JournalTimes.com

County settles damage claims from nursing home, arrest

BY DAVID STEINKRAUS
dsteinkraus@journaltimes.com | Posted: Tuesday, June 9, 2009 12:00 am

At its May 26 meeting and at Tuesday's, the Racine County Board passed two resolutions which settled $58,000 in damage claims against the county.

One was from Arthur Woiteshek, a resident at Ridgewood Care Center, who sued the county because of his treatment at the hands of one of the nursing home's certified nursing assistants.

According to court documents, Woiteshek, who had been diagnosed with Alzheimer's disease and was 85 at the time, was living at the center on March 9, 2007. Aide Amelia Clay twisted his ear in order to prevent him from disturbing another resident who was sleeping in a chair. That action resulted in three cuts on one of Woiteshek's ears, two of about one-half inch and the other of slightly more than 2 inches. Doctors used 19 stitches to close the wounds.

The case was filed last spring and was scheduled for a jury trial starting June 23. The $25,000 settlement will be made with Woiteshek's estate. He died at Ridgewood on May 17 at the age of 88.

Clay's part in the matter is still pending. She was fired from her job at Ridgewood but filed a grievance which is now in arbitration, said Jon Lehman, the county's corporation counsel. The incident also resulted in additional training and the reinforcement of training at Ridgewood, said Geoff Greiveldinger, the county's chief of staff.

The other claim resulted in a $33,000 settlement with Ruby Windsor of Mount Pleasant who was improperly jailed because of an invalid arrest warrant. Windsor was arrested by Mount Pleasant officers on the morning of May 10 when they ran a routine computer check while responding to a call for service. On Nov. 2, 2007 a Family Court commissioner had issued a warrant for Windsor's arrest for failing to appear at a hearing, but the warrant had been canceled 15 days later, and that information had apparently not been entered into the computer system used by police.

Mount Pleasant officers, acting on the erroneous information, handcuffed Windsor, who was in her nightgown, and took her to the county jail. On the following day, Mother's Day, her daughter brought a copy of the court order canceling the warrant to the jail, but Windsor wasn't released until Monday after she appeared before a court commissioner.

The incident had a wide-ranging effect on how the county handles warrants, Lehman said.
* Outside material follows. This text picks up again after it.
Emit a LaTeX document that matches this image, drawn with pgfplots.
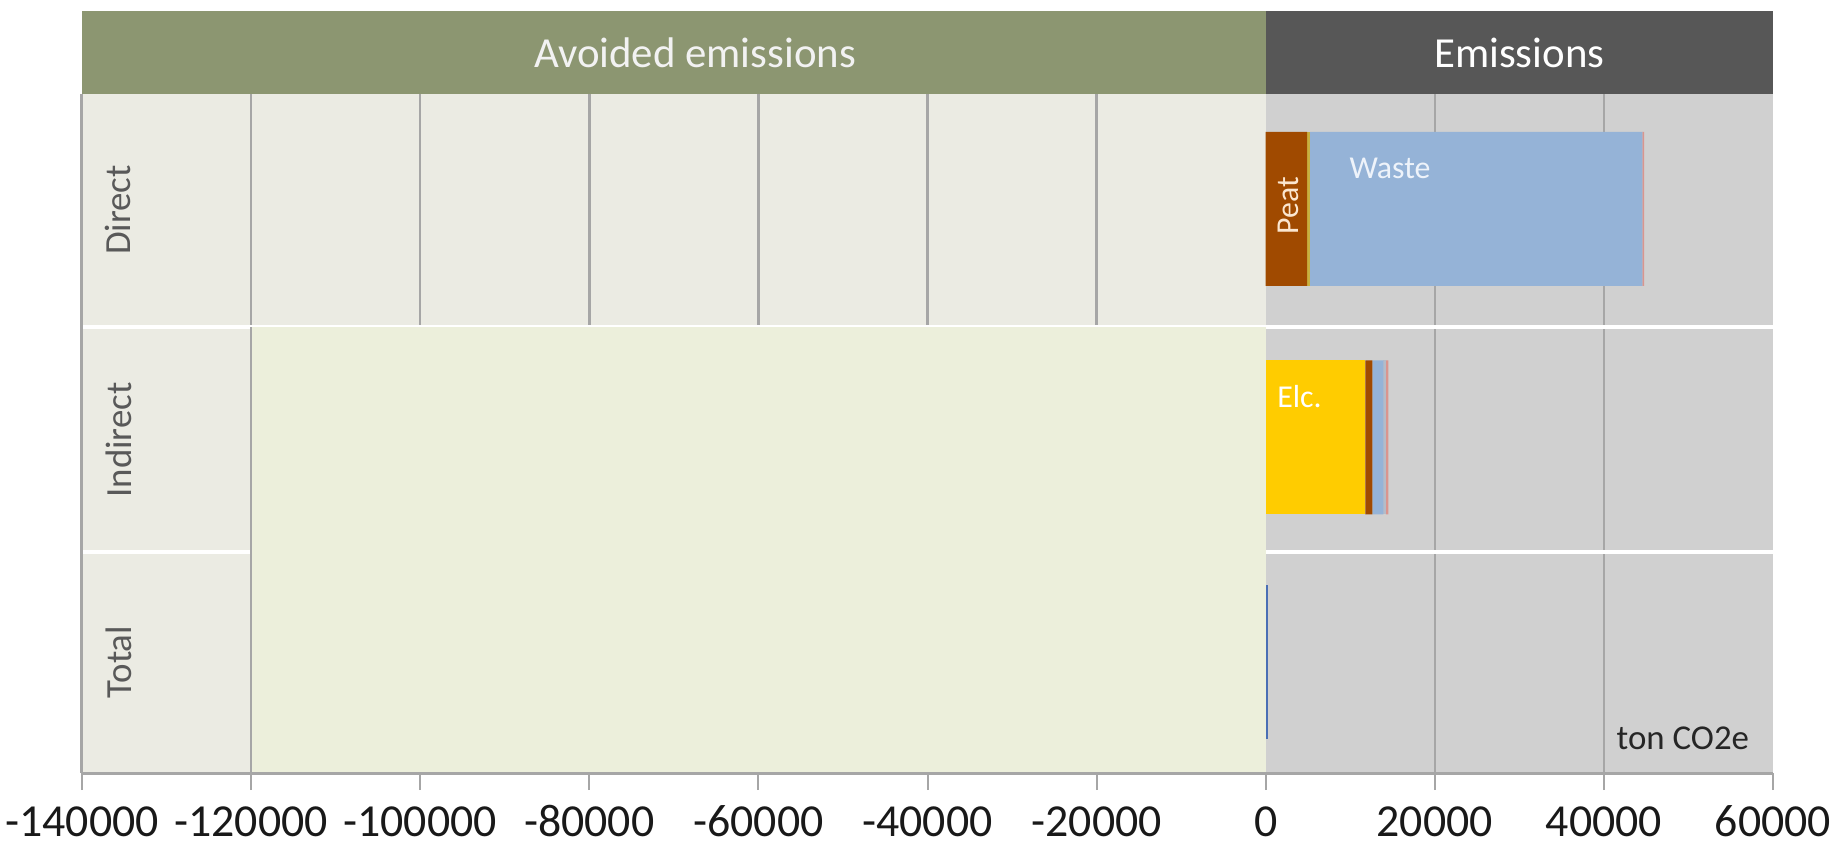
\documentclass[border=0pt]{standalone}
\usepackage{fontspec}
\setmainfont{Carlito}
\usepackage{pgfplots}
\pgfplotsset{compat=1.18}

\definecolor{hdrgreen}{HTML}{8C9671}
\definecolor{hdrgrey}{HTML}{575757}
\definecolor{bgleft}{HTML}{EBEBE3}
\definecolor{bgright}{HTML}{D0D0D0}
\definecolor{blockc}{HTML}{ECEFDB}
\definecolor{gridc}{HTML}{A6A6A6}
\definecolor{rowlab}{HTML}{595959}
\definecolor{peatc}{HTML}{A04A00}
\definecolor{bioc}{HTML}{C8B040}
\definecolor{wastec}{HTML}{95B3D7}
\definecolor{otherc}{HTML}{B4BCC8}
\definecolor{pinkc}{HTML}{D9958F}
\definecolor{elcc}{HTML}{FFCC00}
\definecolor{netc}{HTML}{4A6FB5}
\definecolor{wastetxt}{HTML}{EEF3FA}
\definecolor{peattxt}{HTML}{FBE6CF}

% y values are rows: Direct 564, Indirect 335.5, Total 111
\pgfplotsset{
  base/.style={
    width=845.5bp, height=339.5bp, scale only axis,
    at={(0,0)}, anchor=south west,
    xmin=-140000, xmax=60000, ymin=0, ymax=679,
  },
}

\begin{document}
\begin{tikzpicture}
\path[use as bounding box] (-41bp,-36.5bp) rectangle (875bp,386.5bp);

% background, grid, header, tick labels
\begin{axis}[base,
    clip=false, axis on top=true,
    axis x line*=bottom, axis y line*=left,
    axis line style={draw=gridc, line width=1.5bp},
    ytick=\empty,
    xtick={-140000,-120000,...,60000},
    xticklabels={-140000,-120000,-100000,-80000,-60000,-40000,-20000,0,20000,40000,60000},
    tick align=outside, major tick length=8.5bp,
    every tick/.style={draw=gridc, line width=1bp},
    xticklabel style={font=\fontsize{23}{27}\selectfont, text=black!90,
      anchor=north, text height=15bp, text depth=0pt, yshift=-4.5bp},
  ]
  \fill[bgleft] (axis cs:-140000,0) rectangle (axis cs:0,679);
  \fill[bgright] (axis cs:0,0) rectangle (axis cs:60000,679);
  \pgfplotsinvokeforeach{-120000,-100000,-80000,-60000,-40000,-20000,20000,40000}{
    \draw[gridc, line width=1.2bp] (axis cs:#1,0) -- (axis cs:#1,679);
  }
  \draw[white, line width=2bp] (axis cs:-140000,446) -- (axis cs:60000,446);
  \draw[white, line width=2bp] (axis cs:-140000,221) -- (axis cs:60000,221);

  % avoided emissions block
  \addplot[fill=blockc, draw=none] coordinates {(-120000,0) (0,0) (0,446) (-120000,446)} -- cycle;
  \draw[gridc, line width=1.2bp] (axis cs:-120000,0) -- (axis cs:-120000,446);

  % header
  \fill[hdrgreen] (axis cs:-140000,679) rectangle (axis cs:0,762);
  \fill[hdrgrey] (axis cs:0,679) rectangle (axis cs:60000,762);
  \node[text=white!95!black, font=\fontsize{21.5}{24}\selectfont] at (axis cs:-67500,720.5) {Avoided emissions};
  \node[text=white, font=\fontsize{21.5}{24}\selectfont] at (axis cs:30000,720.5) {Emissions};

  % row labels
  \node[rotate=90, text=rowlab, font=\fontsize{18.5}{22}\selectfont] at (axis cs:-135700,563) {Direct};
  \node[rotate=90, text=rowlab, font=\fontsize{18.5}{22}\selectfont] at (axis cs:-135700,333) {Indirect};
  \node[rotate=90, text=rowlab, font=\fontsize{18.5}{22}\selectfont] at (axis cs:-135700,111) {Total};

  \node[anchor=east, text=black!85, font=\fontsize{17.5}{20}\selectfont] at (axis cs:58000,35) {ton CO2e};
\end{axis}

% stacked emission bars
\begin{axis}[base,
    hide axis, xbar stacked, bar width=77bp,
  ]
  \addplot[fill=elcc, draw=none]   coordinates {(0,564) (11800,335.5) (0,111)};
  \addplot[fill=peatc, draw=none]  coordinates {(4900,564) (800,335.5) (0,111)};
  \addplot[fill=bioc, draw=none]   coordinates {(350,564) (0,335.5) (0,111)};
  \addplot[fill=wastec, draw=none] coordinates {(39300,564) (1300,335.5) (0,111)};
  \addplot[fill=otherc, draw=none] coordinates {(0,564) (300,335.5) (0,111)};
  \addplot[fill=pinkc, draw=none]  coordinates {(200,564) (300,335.5) (0,111)};
  \addplot[fill=netc, draw=none]   coordinates {(0,564) (0,335.5) (250,111)};
\end{axis}

% labels inside the bars
\begin{axis}[base, hide axis, clip=false]
  \node[text=wastetxt, font=\fontsize{16}{19}\selectfont] at (axis cs:14700,605) {Waste};
  \node[rotate=90, text=peattxt, font=\fontsize{16}{19}\selectfont] at (axis cs:2700,567) {Peat};
  \node[text=white, font=\fontsize{16}{19}\selectfont] at (axis cs:4000,376) {Elc.};
\end{axis}
\end{tikzpicture}
\end{document}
An internal committee comprised of people from the sheriff's department, Clerk of Courts office, and Child Support Department looked at the whole process and recommended a number of changes.

"It really resulted in a whole new position being created in the Clerk of Courts office so that one person was going to be devoted to nothing but warrants," Lehman said. Two deputies were reassigned so a large portion of their time is devoted to handling, and they communicate directly with the warrants clerk. Law enforcement officers also now have access to the same set of computer records which the court clerks do, he said.

"If good can come from bad, that was the classic case," Lehman said. "Almost everything we do now, she (Windsor) was the genesis of it."